The “Yampol incident” did not put an end to “active intelligence” operations. They were continued in full force in the Far East: in the years 1929-1930 they were utilized in Afghanistan, from 1933 to 1946 in western China (Szinian). And on June 16, 1927 the chairman of the RVC of the USSR People’s Commissariat in military and naval affairs Klym Voroshilov completely reversed things in the Politburo of the CC VCP(b) with an interesting proposition: follow the script the GPU and reconnaissance units of the RCCA had in the first half of the 1920s as far as organizing “active reconnaissance” brigades on the territory of Poland and without delay deploy Soviet subversive brigades in …….Ireland! After a week of reviewing “Comrade Voroshilov’s Proposition,” the Politburo came to a resolution:

[…..] As far as preparation in the department of diversionary tactics it is imperative to begin preparations under the supervision of a commission appointed by the Politburo consisting of comrades Kossior, Piatnytskyi, Yahoda, and Berzina. In two weeks a plan and methods of operation must be worked out and necessary supplies to do the job must be procured as soon as possible.” (Lubianka…, pp. 134-235; 795.)

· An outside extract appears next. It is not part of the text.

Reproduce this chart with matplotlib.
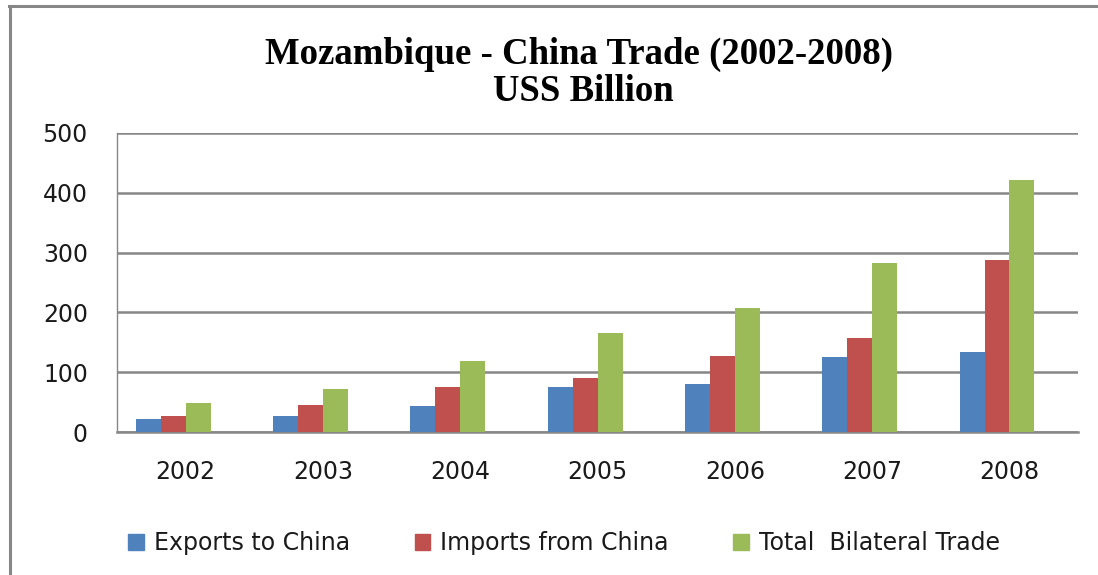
import matplotlib.pyplot as plt
from matplotlib.lines import Line2D
from matplotlib.patches import Patch
import numpy as np

years = ['2002', '2003', '2004', '2005', '2006', '2007', '2008']
exports = [22, 27, 43, 75, 80, 125, 133]
imports = [27, 45, 75, 90, 127, 158, 287]
total = [48, 72, 118, 165, 208, 282, 422]

series = [
    ('Exports to China', exports, '#4F81BD'),
    ('Imports from China', imports, '#C0504D'),
    ('Total  Bilateral Trade', total, '#9BBB59'),
]

grey = '#878787'

fig = plt.figure(figsize=(10.98, 5.75), dpi=100)
ax = fig.add_axes([117 / 1098, 143 / 575, 961 / 1098, 299 / 575])

x = np.arange(len(years))
w = 0.182
shift = -0.09
for i, (name, vals, col) in enumerate(series):
    ax.bar(x + shift + (i - 1) * w, vals, width=w, color=col, label=name, zorder=3)

ax.set_xlim(-0.5, len(years) - 0.5)
ax.set_ylim(0, 500)
ax.set_yticks(range(0, 501, 100))
ax.set_xticks(x)
ax.set_xticklabels(years)
ax.yaxis.grid(True, color=grey, linewidth=1.8, zorder=0)
ax.tick_params(length=0, labelsize=17, labelcolor='#1a1a1a')
ax.tick_params(axis='y', pad=21)
ax.tick_params(axis='x', pad=20)
for s in ['top', 'right']:
    ax.spines[s].set_visible(False)
ax.spines['left'].set_color(grey)
ax.spines['left'].set_linewidth(1.0)
ax.spines['bottom'].set_color(grey)
ax.spines['bottom'].set_linewidth(1.8)

fig.text(0.527, 1 - 54 / 575, 'Mozambique - China Trade (2002-2008)', ha='center', va='center',
         fontsize=26.5, fontweight='bold', family='Liberation Serif')
fig.text(0.531, 1 - 91 / 575, 'USS Billion', ha='center', va='center',
         fontsize=26.5, fontweight='bold', family='Liberation Serif')

handles = [Patch(color=c) for _, _, c in series]
labels = [n for n, _, _ in series]
fig.legend(handles, labels, loc='center', bbox_to_anchor=(564 / 1098, 1 - 543 / 575), ncol=3,
           frameon=False, fontsize=17, handlelength=0.65, handleheight=0.65,
           handletextpad=0.42, columnspacing=2.75, labelcolor='#1a1a1a')

# outer frame (top and left edges visible)
fig.add_artist(Line2D([9 / 1098, 1], [1 - 6 / 575] * 2, color=grey, linewidth=2.2))
fig.add_artist(Line2D([10 / 1098] * 2, [0, 1 - 6 / 575], color=grey, linewidth=2.2))

fig.savefig('out.png', dpi=100)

It is not that hard to figure out why Voroshilov proposed to plant subversive groups specifically in Ireland. 23 February, 1927 the minister of foreign affairs of Great Britain Joseph Austin Chamberlain exchanged notes with the Soviet authorities about curtailing anti-British propaganda and subversive activity against the British Empire, and in May of that year diplomatic relations between Great Britain and the Soviet Union were broken. Moscow seriously believed that the real issue was that war was being planned against the USSR. They believed Great Britain was leading the effort, and the USSR was unprepared to defend itself – at that time the Red Army was actually not battle ready. That was what had provoked Voroshilov to come up with the scheme to try to get to the “damn British”- at least through diversionary groups, via Ireland. The affair ended in failure: the Soviet “military reconnaissance” units had no occasion to operate in Ireland.